PROBLEM DESCRIPTION:
Skip all pictures, then copy the lines from the start of the data through the line with "(0,0) rectangle (557,375);", keeping both ends.

SUPPLIED MATERIAL:

= = = = = = =

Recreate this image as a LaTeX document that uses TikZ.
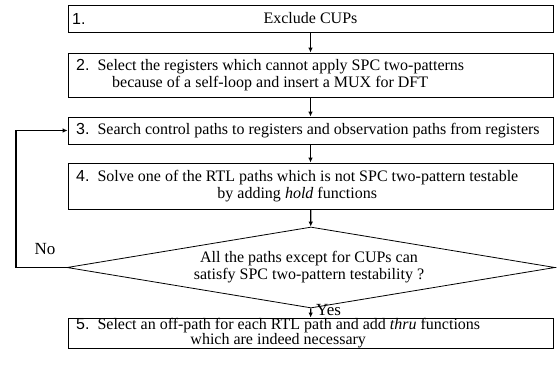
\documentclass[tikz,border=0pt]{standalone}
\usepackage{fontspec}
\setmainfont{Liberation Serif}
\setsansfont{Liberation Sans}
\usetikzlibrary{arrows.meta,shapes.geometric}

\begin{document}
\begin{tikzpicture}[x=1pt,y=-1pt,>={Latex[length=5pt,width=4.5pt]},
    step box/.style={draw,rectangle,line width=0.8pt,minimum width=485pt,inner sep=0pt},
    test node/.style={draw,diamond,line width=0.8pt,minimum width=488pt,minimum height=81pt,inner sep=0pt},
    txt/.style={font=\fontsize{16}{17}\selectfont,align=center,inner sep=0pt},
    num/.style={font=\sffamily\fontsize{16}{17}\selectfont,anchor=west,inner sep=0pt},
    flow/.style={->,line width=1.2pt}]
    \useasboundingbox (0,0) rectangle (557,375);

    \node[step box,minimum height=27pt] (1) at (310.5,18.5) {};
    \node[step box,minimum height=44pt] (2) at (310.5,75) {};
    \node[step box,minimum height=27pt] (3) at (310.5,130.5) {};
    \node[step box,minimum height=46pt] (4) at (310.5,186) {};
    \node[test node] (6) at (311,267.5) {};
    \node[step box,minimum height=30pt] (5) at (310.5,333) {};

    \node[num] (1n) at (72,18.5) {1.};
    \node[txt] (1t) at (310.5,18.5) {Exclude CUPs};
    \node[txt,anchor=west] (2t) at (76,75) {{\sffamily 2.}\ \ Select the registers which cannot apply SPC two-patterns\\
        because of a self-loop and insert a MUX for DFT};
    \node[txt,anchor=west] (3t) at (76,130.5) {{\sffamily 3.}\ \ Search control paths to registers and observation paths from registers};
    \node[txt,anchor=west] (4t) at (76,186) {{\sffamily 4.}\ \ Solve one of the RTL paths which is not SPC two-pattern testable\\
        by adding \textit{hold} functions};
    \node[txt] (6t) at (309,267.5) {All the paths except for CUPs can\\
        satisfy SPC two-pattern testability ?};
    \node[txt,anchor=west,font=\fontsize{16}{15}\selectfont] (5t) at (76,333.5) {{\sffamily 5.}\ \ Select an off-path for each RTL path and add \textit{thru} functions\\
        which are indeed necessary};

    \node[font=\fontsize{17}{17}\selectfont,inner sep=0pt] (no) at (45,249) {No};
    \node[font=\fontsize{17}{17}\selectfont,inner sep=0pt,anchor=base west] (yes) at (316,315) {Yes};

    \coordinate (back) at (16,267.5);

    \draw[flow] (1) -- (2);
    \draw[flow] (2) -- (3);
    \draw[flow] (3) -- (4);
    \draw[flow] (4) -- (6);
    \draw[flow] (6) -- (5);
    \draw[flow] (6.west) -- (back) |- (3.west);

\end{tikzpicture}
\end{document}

= = = = = = =

SOLUTION BELOW:
Recreate this image as a LaTeX document that uses TikZ.
\documentclass[tikz,border=0pt]{standalone}
\usepackage{fontspec}
\setmainfont{Liberation Serif}
\setsansfont{Liberation Sans}
\usetikzlibrary{arrows.meta,shapes.geometric}

\begin{document}
\begin{tikzpicture}[x=1pt,y=-1pt,>={Latex[length=5pt,width=4.5pt]},
    step box/.style={draw,rectangle,line width=0.8pt,minimum width=485pt,inner sep=0pt},
    test node/.style={draw,diamond,line width=0.8pt,minimum width=488pt,minimum height=81pt,inner sep=0pt},
    txt/.style={font=\fontsize{16}{17}\selectfont,align=center,inner sep=0pt},
    num/.style={font=\sffamily\fontsize{16}{17}\selectfont,anchor=west,inner sep=0pt},
    flow/.style={->,line width=1.2pt}]
    \useasboundingbox (0,0) rectangle (557,375);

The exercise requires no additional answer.